Hasta abril de 1838, Juan Bautista Alberdi publicó regularmente sus artículos en el periódico La Moda. El romanticismo llega al Río de la Plata como antesala del simbolismo y no es casual que, años después, en Francia, Mallarmé edite su propia revista, llamada La Dernière Mode. Son artículos de costumbres, cargados de buen ojo e ironía. Un nuevo clima de época va instalándose poco a poco. El propio Alberdi, junto a Echeverría y Gutiérrez, ente otros, integra la primera generación de intelectuales jóvenes, el primer grupo en plantear una disidencia generacional. Echeverría organiza la asociación Joven Argentina y el ser un intelectual joven, moderno e ilustrado aparece como un modo de resistencia a lo viejo, y como contraseña del cambio por venir.
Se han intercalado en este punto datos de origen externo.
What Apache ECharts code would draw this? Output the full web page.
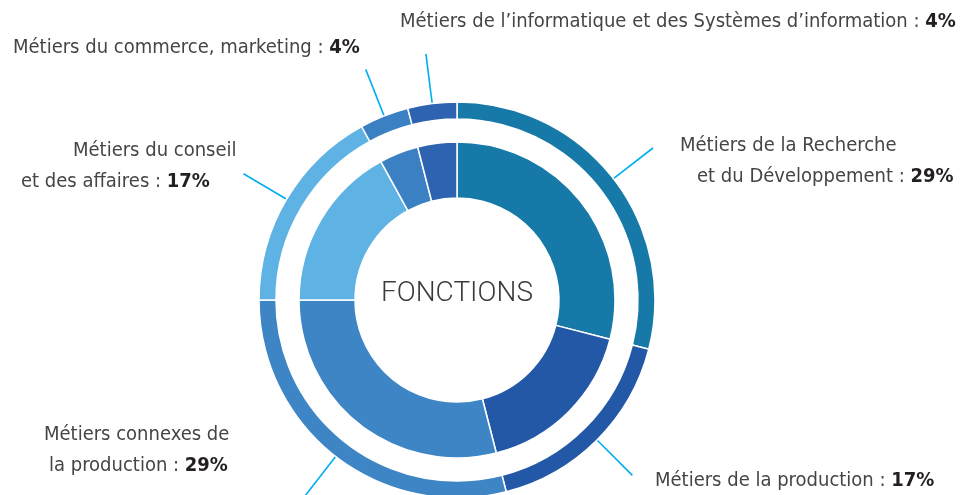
<!DOCTYPE html>
<html>
<head>
<meta charset="utf-8">
<script src="https://cdn.jsdelivr.net/npm/echarts@6/dist/echarts.min.js"></script>
<style>
  html, body { margin: 0; padding: 0; background: #fff; }
  #chart { width: 968px; height: 495px; }
</style>
</head>
<body>
<div id="chart"></div>
<script>
// data
var categories = [
  'Métiers de la Recherche et du Développement',
  'Métiers de la production',
  'Métiers connexes de la production',
  'Métiers du conseil et des affaires',
  'Métiers du commerce, marketing',
  'Métiers de l’informatique et des Systèmes d’information'
];
var shares = [29, 17, 29, 17, 4, 4];
// how each label is broken into lines in the picture
var labelLines = [
  ['Métiers de la Recherche', 'et du Développement : '],
  ['Métiers de la production : '],
  ['Métiers connexes de', 'la production : '],
  ['Métiers du conseil', 'et des affaires : '],
  ['Métiers du commerce, marketing : '],
  ['Métiers de l’informatique et des Systèmes d’information : ']
];

var colors = ['#1679a8', '#2358a6', '#3e85c5', '#5eb3e4', '#3b80c3', '#2d63b0'];

// label placement (left edge, vertical middle) and per-line indents
var labelPos = [
  { x: 680, y: 161, indent: [0, 17] },
  { x: 655, y: 481, indent: [0] },
  { x: 44, y: 450, indent: [0, 5] },
  { x: 21, y: 166, indent: [52, 0] },
  { x: 13, y: 48, indent: [0] },
  { x: 400, y: 22, indent: [0] }
];

var font = "'DejaVu Sans Condensed', 'Liberation Sans Narrow', sans-serif";
var fs = 20;

function labelText(i) {
  var lines = labelLines[i];
  var pos = labelPos[i];
  var out = [];
  for (var k = 0; k < lines.length; k++) {
    var s = '';
    if (pos.indent[k]) s += '{i' + pos.indent[k] + '| }';
    s += '{t|' + lines[k] + '}';
    if (k === lines.length - 1) s += '{p|' + shares[i] + '%}';
    out.push(s);
  }
  return out.join('\n');
}

var rich = {
  t: { fontFamily: font, fontSize: fs, color: '#454545', lineHeight: 31 },
  p: { fontFamily: font, fontSize: fs, fontWeight: 'bold', color: '#231f20', lineHeight: 31 }
};
labelPos.forEach(function (p) {
  p.indent.forEach(function (w) {
    if (w) rich['i' + w] = { width: w, fontSize: fs, lineHeight: 31 };
  });
});

var pieData = categories.map(function (c, i) {
  return { name: c, value: shares[i], itemStyle: { color: colors[i] } };
});

var chart = echarts.init(document.getElementById('chart'));
chart.setOption({
  animation: false,
  backgroundColor: '#fff',
  graphic: [{
    type: 'text',
    x: 457,
    y: 294,
    style: {
      text: 'FONCTIONS',
      fontFamily: "Roboto, 'Liberation Sans', sans-serif",
      fontWeight: 300,
      fontSize: 28,
      fill: '#3a3a3a',
      textAlign: 'center',
      textVerticalAlign: 'middle'
    }
  }],
  series: [
    {
      type: 'pie',
      center: [457, 300],
      radius: [102, 158],
      startAngle: 90,
      clockwise: true,
      silent: true,
      itemStyle: { borderColor: '#fff', borderWidth: 1.5 },
      label: { show: false },
      labelLine: { show: false },
      data: pieData
    },
    {
      type: 'pie',
      center: [457, 300],
      radius: [181, 198],
      startAngle: 90,
      clockwise: true,
      silent: true,
      avoidLabelOverlap: false,
      itemStyle: { borderColor: '#fff', borderWidth: 1.5 },
      label: {
        show: true,
        position: 'outside',
        formatter: function (p) { return labelText(p.dataIndex); },
        rich: rich
      },
      labelLine: {
        show: true,
        length: 50,
        length2: 0,
        lineStyle: { color: '#00aeef', width: 1.6 }
      },
      labelLayout: function (params) {
        var p = labelPos[params.dataIndex];
        return {
          x: p.x,
          y: p.y,
          align: 'left',
          verticalAlign: 'middle',
          labelLinePoints: params.labelLinePoints
        };
      },
      data: pieData
    }
  ]
});
</script>
</body>
</html>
Pero ese mismo año, Rosas mediante, La Moda cierra y Alberdi, como muchos otros intelectuales, abandona Buenos Aires rumbo a Montevideo. Allí rápidamente comienza a colaborar en El Iniciador, un quincenario con ciertas pretensiones estéticas. El primer artículo que Alberdi publica es un reportaje ficcional a Figarillo, su personaje fetiche. En el medio del texto hay un largo párrafo que merece ser transcripto en su totalidad: “—Pues qué, ¿vive usted de las letras? —Ni Dios lo permita: preferiría ser ladrón, sería menos despreciable. El robo al menos se ha visto consagrado en Esparta. Pero las letras, en América, ¿cuándo? Nosotros no conocemos otra nobleza que la del trabajo: todo trabajo es noble entre nosotros, menos el de las letras porque ése no es trabajo: o a lo menos es un trabajo muy degradante. Aquí es un deshonor trabajar con la cabeza, es decir, como hombres; mientras que es una honra trabajar con los brazos y los pies, es decir, como bestia. Sólo el trabajo bestial goza de favor. Galopar, sudar, asolearse, mojarse, estropearse; hacer la guardia a las vacas, gobernar peones imbéciles, golpearse con todo bicho, mentir a todo trapo para ganar un real en ventas de trapos, de cuernos, de cueros, de cerdas; esto sí es de la gran gente, altamente honrosa y brillante: constituye entre nosotros la brillante profesión mercantil”.
La pluma ácida de Alberdi exhibe el comienzo de un lento proceso (el de la profesionalización del escritor) que va a completarse alrededor del Centenario, cuando el campo literario se autonomice. Unas décadas después van a irrumpir las vanguardias. Pero eso es otra historia. ¿Seguro que es otra historia? ¿Qué responderían hoy los jóvenes escritores a la vieja pregunta de Alberdi? Frente a la pregunta de si viven de la literatura, ¿responderían “Dios no lo permita”?
Ocurre que la literatura es gratuita en un sentido profundo. Como un acto: un acto gratuito. Un tipo particular de don, basado en el olvido radical. El que da olvida que da. El que recibe olvida que recibe. Ambos olvidan el intercambio, hasta el punto en que el intercambio se desvanece, se borra, no deja huella. En ese momento –el absoluto literario–, la literatura deja de ser libro (tapa, contratapa, reseñas, precio de venta, mesa de novedades, mesa de saldo) y vuelve a ser lo que nunca dejó de ser: texto. Lectura. Experiencia.
Casi al final del artículo, Alberdi agrega: “A mí pregúntenme ustedes de cosas frívolas, de pasatiempos, como son los loros, la filosofía, las cotorras, la poesía, los perros falderos, la literatura, etc.”. Ninguna definición mejor.